**YOUR OBJECTIVE:**
Retype the data that follows line by line, exactly, and leave its pictures out.

[START]

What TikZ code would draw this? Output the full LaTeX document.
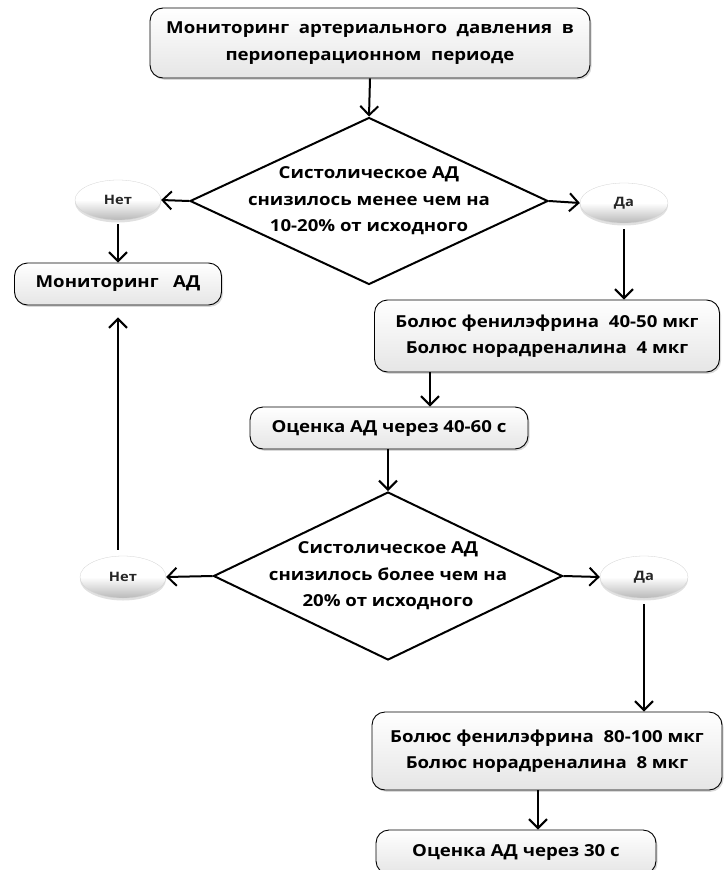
\documentclass[tikz,border=0pt]{standalone}
\usepackage{fontspec}
\setmainfont[FakeStretch=1.13]{Open Sans}
\usetikzlibrary{shapes.geometric,arrows.meta}
\begin{document}
\begin{tikzpicture}[x=1pt,y=1pt,
  txt/.style={font=\bfseries\fontsize{16.5}{26.5}\selectfont, align=center, inner sep=0pt},
  box/.style={txt, rounded corners=13pt, draw=black, line width=0.9pt,
    top color=white, bottom color=gray!20,
    preaction={fill=black, fill opacity=0.15, draw=none, rounded corners=13pt,
      transform canvas={xshift=1.5pt, yshift=-1.8pt}}},
  oval/.style={ellipse, draw=gray!35, line width=0.3pt, top color=white, bottom color=gray!55,
    middle color=white, inner sep=0pt, font=\bfseries\fontsize{13}{14}\selectfont, text=black!85,
    preaction={fill=black, fill opacity=0.12, draw=none,
      transform canvas={yshift=-2.5pt}}},
  dmd/.style={diamond, draw=black, line width=2pt, inner sep=0pt},
  arr/.style={line width=2pt, -{Straight Barb[length=9pt,width=18pt,line width=2pt]}}
]
\useasboundingbox (0,0) rectangle (725,-870);

% nodes
\node[box, minimum width=440pt, minimum height=70pt] (top) at (370,-43)
  {Мониторинг\ \ артериального\ \ давления\ \ в\\периоперационном\ \ периоде};

\node[dmd, minimum width=358pt, minimum height=167pt] (d1) at (369,-201) {};
\node[txt] (d1t) at (d1) {Систолическое АД\\снизилось менее чем на\\10-20\% от исходного};

\node[oval, minimum width=86pt, minimum height=40pt] (no1) at (118,-200) {Нет};
\node[oval, minimum width=88pt, minimum height=40pt] (yes1) at (624,-203) {Да};

\node[box, minimum width=207pt, minimum height=42pt] (mon) at (118,-284) {Мониторинг\ \ \ АД};

\node[box, minimum width=345pt, minimum height=72pt] (b1) at (547,-336)
  {Болюс фенилэфрина\ \ 40-50 мкг\\Болюс норадреналина\ \ 4 мкг};

\node[box, minimum width=278pt, minimum height=42pt] (o1) at (389,-428) {Оценка АД через 40-60 с};

\node[dmd, minimum width=349pt, minimum height=168pt] (d2) at (388,-576) {};
\node[txt] (d2t) at (d2) {Систолическое АД\\снизилось более чем на\\20\% от исходного};

\node[oval, minimum width=86pt, minimum height=42pt] (no2) at (123,-577) {Нет};
\node[oval, minimum width=88pt, minimum height=42pt] (yes2) at (644,-577) {Да};

\node[box, minimum width=350pt, minimum height=78pt] (b2) at (547,-751)
  {Болюс фенилэфрина\ \ 80-100 мкг\\Болюс норадреналина\ \ 8 мкг};

\node[box, minimum width=280pt, minimum height=44pt] (o2) at (516,-852) {Оценка АД через 30 с};

% helper coordinates
\coordinate (x430) at (430,0);
\coordinate (x538) at (538,0);
\coordinate (x118) at (118,0);

% connectors
\draw[arr] (top.south) -- (d1.north);
\draw[arr] (d1.west) -- (no1.east);
\draw[arr] (d1.east) -- (yes1.west);
\draw[arr] ([yshift=-4pt]no1.south -| x118) -- (mon.north -| x118);
\draw[arr] ([yshift=-6pt]yes1.south) -- (yes1.south |- b1.north);
\draw[arr] (b1.south -| x430) -- (o1.north -| x430);
\draw[arr] (o1.south -| d2.north) -- (d2.north);
\draw[arr] (d2.west) -- (no2.east);
\draw[arr] (d2.east) -- (yes2.west);
\draw[arr, shorten >=12pt] ([yshift=6pt]no2.north -| x118) -- (mon.south -| x118);
\draw[arr] ([yshift=-6pt]yes2.south) -- (yes2.south |- b2.north);
\draw[arr] (b2.south -| x538) -- (o2.north -| x538);
\end{tikzpicture}
\end{document}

[END]

**TASK OUTPUT:**
What TikZ code would draw this? Output the full LaTeX document.
\documentclass[tikz,border=0pt]{standalone}
\usepackage{fontspec}
\setmainfont[FakeStretch=1.13]{Open Sans}
\usetikzlibrary{shapes.geometric,arrows.meta}
\begin{document}
\begin{tikzpicture}[x=1pt,y=1pt,
  txt/.style={font=\bfseries\fontsize{16.5}{26.5}\selectfont, align=center, inner sep=0pt},
  box/.style={txt, rounded corners=13pt, draw=black, line width=0.9pt,
    top color=white, bottom color=gray!20,
    preaction={fill=black, fill opacity=0.15, draw=none, rounded corners=13pt,
      transform canvas={xshift=1.5pt, yshift=-1.8pt}}},
  oval/.style={ellipse, draw=gray!35, line width=0.3pt, top color=white, bottom color=gray!55,
    middle color=white, inner sep=0pt, font=\bfseries\fontsize{13}{14}\selectfont, text=black!85,
    preaction={fill=black, fill opacity=0.12, draw=none,
      transform canvas={yshift=-2.5pt}}},
  dmd/.style={diamond, draw=black, line width=2pt, inner sep=0pt},
  arr/.style={line width=2pt, -{Straight Barb[length=9pt,width=18pt,line width=2pt]}}
]
\useasboundingbox (0,0) rectangle (725,-870);

% nodes
\node[box, minimum width=440pt, minimum height=70pt] (top) at (370,-43)
  {Мониторинг\ \ артериального\ \ давления\ \ в\\периоперационном\ \ периоде};

\node[dmd, minimum width=358pt, minimum height=167pt] (d1) at (369,-201) {};
\node[txt] (d1t) at (d1) {Систолическое АД\\снизилось менее чем на\\10-20\% от исходного};

\node[oval, minimum width=86pt, minimum height=40pt] (no1) at (118,-200) {Нет};
\node[oval, minimum width=88pt, minimum height=40pt] (yes1) at (624,-203) {Да};

\node[box, minimum width=207pt, minimum height=42pt] (mon) at (118,-284) {Мониторинг\ \ \ АД};

\node[box, minimum width=345pt, minimum height=72pt] (b1) at (547,-336)
  {Болюс фенилэфрина\ \ 40-50 мкг\\Болюс норадреналина\ \ 4 мкг};

\node[box, minimum width=278pt, minimum height=42pt] (o1) at (389,-428) {Оценка АД через 40-60 с};

\node[dmd, minimum width=349pt, minimum height=168pt] (d2) at (388,-576) {};
\node[txt] (d2t) at (d2) {Систолическое АД\\снизилось более чем на\\20\% от исходного};

\node[oval, minimum width=86pt, minimum height=42pt] (no2) at (123,-577) {Нет};
\node[oval, minimum width=88pt, minimum height=42pt] (yes2) at (644,-577) {Да};

\node[box, minimum width=350pt, minimum height=78pt] (b2) at (547,-751)
  {Болюс фенилэфрина\ \ 80-100 мкг\\Болюс норадреналина\ \ 8 мкг};

\node[box, minimum width=280pt, minimum height=44pt] (o2) at (516,-852) {Оценка АД через 30 с};

% helper coordinates
\coordinate (x430) at (430,0);
\coordinate (x538) at (538,0);
\coordinate (x118) at (118,0);

% connectors
\draw[arr] (top.south) -- (d1.north);
\draw[arr] (d1.west) -- (no1.east);
\draw[arr] (d1.east) -- (yes1.west);
\draw[arr] ([yshift=-4pt]no1.south -| x118) -- (mon.north -| x118);
\draw[arr] ([yshift=-6pt]yes1.south) -- (yes1.south |- b1.north);
\draw[arr] (b1.south -| x430) -- (o1.north -| x430);
\draw[arr] (o1.south -| d2.north) -- (d2.north);
\draw[arr] (d2.west) -- (no2.east);
\draw[arr] (d2.east) -- (yes2.west);
\draw[arr, shorten >=12pt] ([yshift=6pt]no2.north -| x118) -- (mon.south -| x118);
\draw[arr] ([yshift=-6pt]yes2.south) -- (yes2.south |- b2.north);
\draw[arr] (b2.south -| x538) -- (o2.north -| x538);
\end{tikzpicture}
\end{document}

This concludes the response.